The quickest entry-point into most local cultures anywhere on earth is to be found in talking football. Historically, football is one of the great cultural institutions, and, like education and the mass media, has played a key role in shaping and cementing senses of national identity throughout the world. However, the nature of intra-nation hostility, which may be based in football or which may use the game as an arena for antagonisms, has yet to be analyzed. Football today is more global than ever before. Teams, clubs and regions increasingly establish cultural identities through rivalries and opposition. Such rivalries invariably have deep historical antecedents enforced by prejudice, myth or religious conflicts, economic inequalities, or, perhaps most profound, class and ethnic divisions.

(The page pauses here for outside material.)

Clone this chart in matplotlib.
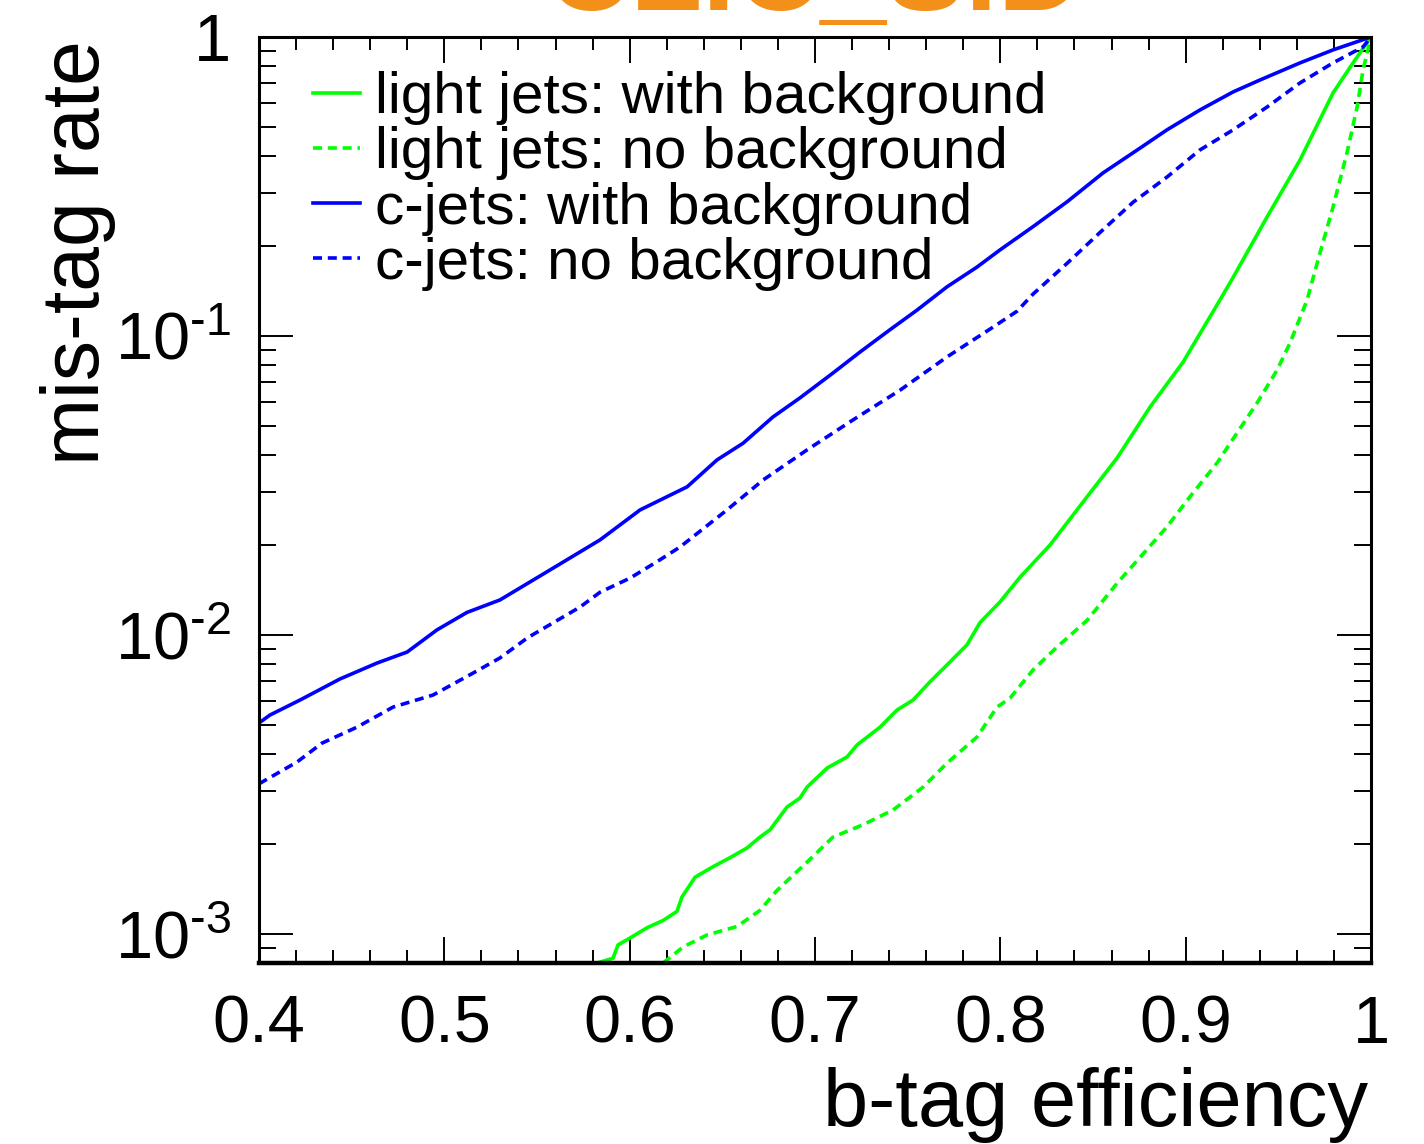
import numpy as np
import matplotlib
matplotlib.use("Agg")
import matplotlib.pyplot as plt
from matplotlib.ticker import MultipleLocator, LogLocator, FuncFormatter, NullFormatter

plt.rcParams["font.family"] = ["Liberation Sans", "DejaVu Sans"]
plt.rcParams["mathtext.fontset"] = "custom"
plt.rcParams["mathtext.rm"] = "Liberation Sans"
plt.rcParams["mathtext.it"] = "Liberation Sans:italic"
plt.rcParams["mathtext.bf"] = "Liberation Sans:bold"

# light jets, with background (b-tag eff vs mis-tag rate)
light_bkg_x = [0.5824, 0.591, 0.5937, 0.6002, 0.6094, 0.618, 0.6255, 0.6282, 0.6353, 0.645,
               0.6541, 0.6633, 0.6703, 0.6757, 0.6849, 0.6919, 0.6957, 0.7065, 0.7173, 0.7227,
               0.7351, 0.7442, 0.7529, 0.762, 0.7712, 0.782, 0.789, 0.7998, 0.8106, 0.8268,
               0.8468, 0.863, 0.8808, 0.8986, 0.9185, 0.9256, 0.9439, 0.9617, 0.9795, 0.9903, 1.0]
light_bkg_y = [0.00080, 0.00083, 0.00092, 0.00097, 0.00105, 0.00111, 0.00119, 0.00133, 0.00155, 0.00168,
               0.00180, 0.00194, 0.00211, 0.00223, 0.00266, 0.00285, 0.00310, 0.00359, 0.00391, 0.00429,
               0.00492, 0.00561, 0.00606, 0.00697, 0.00794, 0.00927, 0.0110, 0.0129, 0.0156, 0.0200,
               0.0290, 0.0391, 0.0579, 0.0818, 0.132, 0.157, 0.250, 0.388, 0.650, 0.819, 1.0]

# light jets, no background
light_nobkg_x = [0.618, 0.6288, 0.6417, 0.6579, 0.6703, 0.6795, 0.6957, 0.7097, 0.7259, 0.7421,
                 0.7583, 0.7712, 0.7874, 0.7982, 0.8052, 0.8176, 0.8306, 0.8468, 0.863, 0.8754,
                 0.8899, 0.9023, 0.9169, 0.9277, 0.9385, 0.9493, 0.9563, 0.9655, 0.9725, 0.9795,
                 0.987, 0.9925, 0.9957, 1.0]
light_nobkg_y = [0.00080, 0.000905, 0.000993, 0.00106, 0.00120, 0.00140, 0.00174, 0.00211, 0.00232, 0.00260,
                 0.00310, 0.00373, 0.00456, 0.00574, 0.00615, 0.00764, 0.00912, 0.0112, 0.0149, 0.0182,
                 0.0230, 0.0290, 0.0376, 0.0474, 0.0597, 0.0769, 0.0948, 0.132, 0.190, 0.270,
                 0.409, 0.583, 0.776, 1.0]

# c-jets, with background
c_bkg_x = [0.40, 0.4059, 0.4221, 0.4437, 0.4637, 0.4799, 0.496, 0.5122, 0.53, 0.557,
           0.584, 0.6056, 0.631, 0.6471, 0.6612, 0.6773, 0.6919, 0.7097, 0.7243, 0.7405,
           0.755, 0.7712, 0.7874, 0.7998, 0.8176, 0.836, 0.8554, 0.8754, 0.8899, 0.9077,
           0.9256, 0.9401, 0.9617, 0.9795, 1.0]
c_bkg_y = [0.00508, 0.00540, 0.00606, 0.00713, 0.00806, 0.00877, 0.0104, 0.0119, 0.0131, 0.0165,
           0.0208, 0.0262, 0.0313, 0.0385, 0.0438, 0.0536, 0.0621, 0.0752, 0.0884, 0.105,
           0.122, 0.146, 0.170, 0.194, 0.232, 0.281, 0.351, 0.425, 0.489, 0.570,
           0.655, 0.718, 0.819, 0.905, 1.0]

# c-jets, no background
c_nobkg_x = [0.40, 0.4205, 0.434, 0.4529, 0.4723, 0.4939, 0.5155, 0.53, 0.545, 0.5732,
             0.584, 0.6002, 0.6148, 0.6272, 0.6525, 0.672, 0.6957, 0.7205, 0.7459, 0.7712,
             0.796, 0.809, 0.8176, 0.836, 0.8538, 0.8716, 0.8899, 0.9077, 0.9256, 0.9439,
             0.9617, 0.9795, 0.9957, 1.0]
c_nobkg_y = [0.00318, 0.00376, 0.00435, 0.00492, 0.00574, 0.00630, 0.00746, 0.00838, 0.0098, 0.0124,
             0.0139, 0.0155, 0.0176, 0.0197, 0.0262, 0.0330, 0.0416, 0.0524, 0.0659, 0.0851,
             0.107, 0.121, 0.138, 0.175, 0.222, 0.280, 0.340, 0.419, 0.489, 0.583,
             0.702, 0.819, 0.926, 1.0]

labels = ["light jets: with background", "light jets: no background",
          "c-jets: with background", "c-jets: no background"]

GREEN = "#00ff00"
BLUE = "#0000ff"
DASH = (0, (2.5, 1.6))

fig = plt.figure(figsize=(14.24, 11.44), dpi=100)
ax = fig.add_axes([0.1819, 0.1582, 0.7809, 0.8095])

lw = 2.6
ax.plot(light_bkg_x, light_bkg_y, color=GREEN, lw=lw, label=labels[0])
ax.plot(light_nobkg_x, light_nobkg_y, color=GREEN, lw=lw, ls=DASH, label=labels[1])
ax.plot(c_bkg_x, c_bkg_y, color=BLUE, lw=lw, label=labels[2])
ax.plot(c_nobkg_x, c_nobkg_y, color=BLUE, lw=lw, ls=DASH, label=labels[3])

ax.set_yscale("log")
ax.set_xlim(0.4, 1.0)
ax.set_ylim(8e-4, 1.0)

# axes frame and ticks (ROOT style)
for side in ["left", "right", "top"]:
    ax.spines[side].set_linewidth(2.2)
ax.spines["bottom"].set_linewidth(3.2)

ax.xaxis.set_major_locator(MultipleLocator(0.1))
ax.xaxis.set_minor_locator(MultipleLocator(0.02))
ax.xaxis.set_major_formatter(FuncFormatter(lambda v, p: f"{v:g}"))
ax.yaxis.set_major_locator(LogLocator(base=10))
ax.yaxis.set_minor_locator(LogLocator(base=10, subs=np.arange(2, 10)))
ax.yaxis.set_minor_formatter(NullFormatter())


def ylab(v, p):
    e = int(round(np.log10(v)))
    if e == 0:
        return "1"
    return r"$10^{\text{%d}}$" % e


ax.yaxis.set_major_formatter(FuncFormatter(ylab))

ax.tick_params(axis="x", which="major", direction="in", length=18.7, width=1.4,
               top=True, bottom=True, labelsize=48, pad=23)
ax.tick_params(axis="x", which="minor", direction="in", length=9.4, width=1.4,
               top=True, bottom=True)
ax.tick_params(axis="y", which="major", direction="in", length=24.5, width=1.4,
               left=True, right=True, labelsize=48, pad=20)
ax.tick_params(axis="y", which="minor", direction="in", length=12.2, width=1.4,
               left=True, right=True)

ax.set_xlabel("b-tag efficiency", fontsize=58.5, loc="right")
ax.xaxis.set_label_coords(0.997, -0.112)
ax.set_ylabel("mis-tag rate", fontsize=58, loc="top")
ax.yaxis.set_label_coords(-0.129, 0.997)

ax.legend(loc="upper left", bbox_to_anchor=(0.0486, 0.963), frameon=False,
          fontsize=42, handlelength=0.8, handletextpad=0.26, labelspacing=0.02,
          borderpad=0, borderaxespad=0)

# detector title, cut off at the top edge as in the original
fig.text(0.5716, 0.9913, "CLIC_SiD", fontsize=85, fontweight="bold",
         color="#F39019", ha="center", va="baseline")

fig.savefig("out.png", dpi=100)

Issues of disorder and violence are routine by-products of the game the world over, and aggression, or the threat of it, characterizes many matches both minor and major. In short, football at all levels can become a site for symbolizing and expressing a variety of tensions. This timely volume fills a gap in the current literature on sport as the most extensive and incisive collection yet published on issues relating to football around the world. It uncovers and investigates the conflicts apparent in football rivalry by gathering together a series of in-depth case studies that span the football world.
This 2001 text on rivalries in international football is somewhat dated and, for those who are looking for a book that examines the subject from a sporting perspective, rather more academic than expected. The collection of essays brought together in this volume are wide ranging in subject, unified in theme and vary in engagement with the reader. To try and form an evaluation of the book in toto requires one to balance out the interests of the prospective reader, the sociological language of each article and the authors, and the insights offered into football as a global experience. It is this reviewer's opinion that, for the most part, Armstrong and the contributing authors succeed in meeting prospective readers' expectations with an interesting mix of scholarly writing and anecdotal observations.
That 'Fear and Loathing in World Football' attempts to develop a wide ranging and multi-faceted approach to how football can both exemplify and support social divisions, self-perpetuating or imposed, is a fascinating subject. As almost every article articulates there is no simplistic 'us versus them' paradigm when one considers the animosity between soccer clubs and their supporters. Class, race, political views, religion, geography, culture, history and patronage are but some of the factors involved in the documented rivalries, and by assumed extension many that aren't listed. It is readily apparent that for all its relative simplicity as a global sport, football offers incredibly complex and unique paradigms as social constructs.
This is most readily seen in those articles in this book that look at specific issues per football rivalries in Northern Ireland, Australia, Malta, Norway, Cameroon and Hungary. It is rather surprising to read of the complex sub-strata of antagonism or rivalries developed in each of these contexts. For example, the analysis of Lindfield FC in Northern Ireland is an intriguing essay on how Loyalist politics, money, sectarian values and trans-national issues have influenced the positioning of that club in the football consciousness of the relevant national football scene.
It is those articles that address the smaller football nations or markets that have the most value for the reader, in that the issues explored by each author are definitely less well known than those involving (for example) Scotland's Celtic vs Rangers, or England's Manchester United, or Italy's Juventus. The article on Malta's football culture and rivalries was quite a revelation and deserves reading in and of itself, outside the wider context of this book.
There are some issues that detract somewhat from the readability of the book. Those articles that are overly concerned with sociological theory (most notably that focused on Juventus) are very obtuse for the non-academic, non-theory focused reader. It is understandable that there is some desire for each contributor to include an intellectual or academic framework for their submission, however in the process of expending too much energy and writing in this avenue the authors lose the immediacy of the 'real world' experiences of the situations they are examining. Thankfully it is not a prominent problem with 'Fear and Loathing in World Football', so non-academic readers of this book won't be too disenfranchised from the text.
The age of the book is also an issue, and in the discussion of the examples of Glasgow Rangers, Manchester United and the Croatian clubs of Australia one can find some glaring issues with how the context that is described has become outdated or even passe. Having said that, the historical analyses still have value as they are both useful for background considerations for more contemporary discussion of football rivalries, and they retain valid principles that are not necessarily redundant.
It is hard to say who the audience is for this text, and how receptive they might be. 'Fear and Loathing in World Football' is definitely configured with an academic level of textual and cognitive complexity, however it addresses a subject that is of interest to many general football fans. Perhaps because it has the potential to meet both targets the edited nature of the volume means that it will sometimes disappoint the more scholastic audience, at other times it will befuddle the average punter.
Is 'Fear and Loathing in World Football' a great book? No, not really. However it is interesting, provocative and informative , taking on a subject that deserves plenty more attention. Football is not the world game because it is played everywhere; it is the world game because it both represents and creates the world itself.
A couple of the essays were a treat, especially in how targeted and unique they were. Worth a buy on used if you see a topic that's in your wheelhouse -- and you'll wind up learning something more from some of the others.
Collection of essays pertaining to rivalry in world football, from Britain to Mexico. For the academically-inclined and/or the more cerebral of football fans.